▶ _Set exercise_: Quote the full listing word for word.
[Dataset excerpt start]
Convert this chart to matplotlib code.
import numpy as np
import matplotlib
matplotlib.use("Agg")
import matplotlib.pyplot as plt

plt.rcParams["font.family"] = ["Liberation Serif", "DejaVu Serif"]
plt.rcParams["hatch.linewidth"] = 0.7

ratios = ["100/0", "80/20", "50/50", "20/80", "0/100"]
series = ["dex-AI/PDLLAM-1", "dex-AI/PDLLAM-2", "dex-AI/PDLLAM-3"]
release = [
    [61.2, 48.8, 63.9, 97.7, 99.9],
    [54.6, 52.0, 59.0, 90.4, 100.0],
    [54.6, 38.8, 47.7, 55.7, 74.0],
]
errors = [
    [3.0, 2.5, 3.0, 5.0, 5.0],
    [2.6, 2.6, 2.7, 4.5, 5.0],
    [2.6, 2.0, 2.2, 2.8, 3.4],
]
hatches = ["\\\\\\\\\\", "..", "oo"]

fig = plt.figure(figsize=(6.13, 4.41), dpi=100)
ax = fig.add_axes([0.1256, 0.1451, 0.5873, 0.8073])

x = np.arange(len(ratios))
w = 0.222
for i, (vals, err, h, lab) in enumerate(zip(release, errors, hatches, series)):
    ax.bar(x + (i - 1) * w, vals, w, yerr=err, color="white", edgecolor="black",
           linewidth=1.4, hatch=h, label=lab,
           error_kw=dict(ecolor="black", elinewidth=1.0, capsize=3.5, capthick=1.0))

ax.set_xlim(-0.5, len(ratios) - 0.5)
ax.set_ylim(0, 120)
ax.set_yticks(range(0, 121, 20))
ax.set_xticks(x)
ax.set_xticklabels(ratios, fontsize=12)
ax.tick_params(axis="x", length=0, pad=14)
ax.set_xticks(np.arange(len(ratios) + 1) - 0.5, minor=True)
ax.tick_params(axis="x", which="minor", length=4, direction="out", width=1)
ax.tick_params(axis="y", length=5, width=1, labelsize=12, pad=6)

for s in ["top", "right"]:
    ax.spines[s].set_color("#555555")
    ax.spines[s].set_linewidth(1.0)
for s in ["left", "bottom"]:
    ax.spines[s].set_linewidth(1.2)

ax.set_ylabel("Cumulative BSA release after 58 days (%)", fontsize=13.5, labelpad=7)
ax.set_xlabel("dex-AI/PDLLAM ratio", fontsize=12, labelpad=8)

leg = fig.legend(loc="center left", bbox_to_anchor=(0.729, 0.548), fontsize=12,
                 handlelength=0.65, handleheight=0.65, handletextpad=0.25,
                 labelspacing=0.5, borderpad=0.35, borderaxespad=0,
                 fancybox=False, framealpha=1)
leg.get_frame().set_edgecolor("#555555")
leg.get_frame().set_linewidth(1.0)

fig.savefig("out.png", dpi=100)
[Dataset excerpt end]
▶ _Response to the exercise_:
Convert this chart to matplotlib code.
import numpy as np
import matplotlib
matplotlib.use("Agg")
import matplotlib.pyplot as plt

plt.rcParams["font.family"] = ["Liberation Serif", "DejaVu Serif"]
plt.rcParams["hatch.linewidth"] = 0.7

ratios = ["100/0", "80/20", "50/50", "20/80", "0/100"]
series = ["dex-AI/PDLLAM-1", "dex-AI/PDLLAM-2", "dex-AI/PDLLAM-3"]
release = [
    [61.2, 48.8, 63.9, 97.7, 99.9],
    [54.6, 52.0, 59.0, 90.4, 100.0],
    [54.6, 38.8, 47.7, 55.7, 74.0],
]
errors = [
    [3.0, 2.5, 3.0, 5.0, 5.0],
    [2.6, 2.6, 2.7, 4.5, 5.0],
    [2.6, 2.0, 2.2, 2.8, 3.4],
]
hatches = ["\\\\\\\\\\", "..", "oo"]

fig = plt.figure(figsize=(6.13, 4.41), dpi=100)
ax = fig.add_axes([0.1256, 0.1451, 0.5873, 0.8073])

x = np.arange(len(ratios))
w = 0.222
for i, (vals, err, h, lab) in enumerate(zip(release, errors, hatches, series)):
    ax.bar(x + (i - 1) * w, vals, w, yerr=err, color="white", edgecolor="black",
           linewidth=1.4, hatch=h, label=lab,
           error_kw=dict(ecolor="black", elinewidth=1.0, capsize=3.5, capthick=1.0))

ax.set_xlim(-0.5, len(ratios) - 0.5)
ax.set_ylim(0, 120)
ax.set_yticks(range(0, 121, 20))
ax.set_xticks(x)
ax.set_xticklabels(ratios, fontsize=12)
ax.tick_params(axis="x", length=0, pad=14)
ax.set_xticks(np.arange(len(ratios) + 1) - 0.5, minor=True)
ax.tick_params(axis="x", which="minor", length=4, direction="out", width=1)
ax.tick_params(axis="y", length=5, width=1, labelsize=12, pad=6)

for s in ["top", "right"]:
    ax.spines[s].set_color("#555555")
    ax.spines[s].set_linewidth(1.0)
for s in ["left", "bottom"]:
    ax.spines[s].set_linewidth(1.2)

ax.set_ylabel("Cumulative BSA release after 58 days (%)", fontsize=13.5, labelpad=7)
ax.set_xlabel("dex-AI/PDLLAM ratio", fontsize=12, labelpad=8)

leg = fig.legend(loc="center left", bbox_to_anchor=(0.729, 0.548), fontsize=12,
                 handlelength=0.65, handleheight=0.65, handletextpad=0.25,
                 labelspacing=0.5, borderpad=0.35, borderaxespad=0,
                 fancybox=False, framealpha=1)
leg.get_frame().set_edgecolor("#555555")
leg.get_frame().set_linewidth(1.0)

fig.savefig("out.png", dpi=100)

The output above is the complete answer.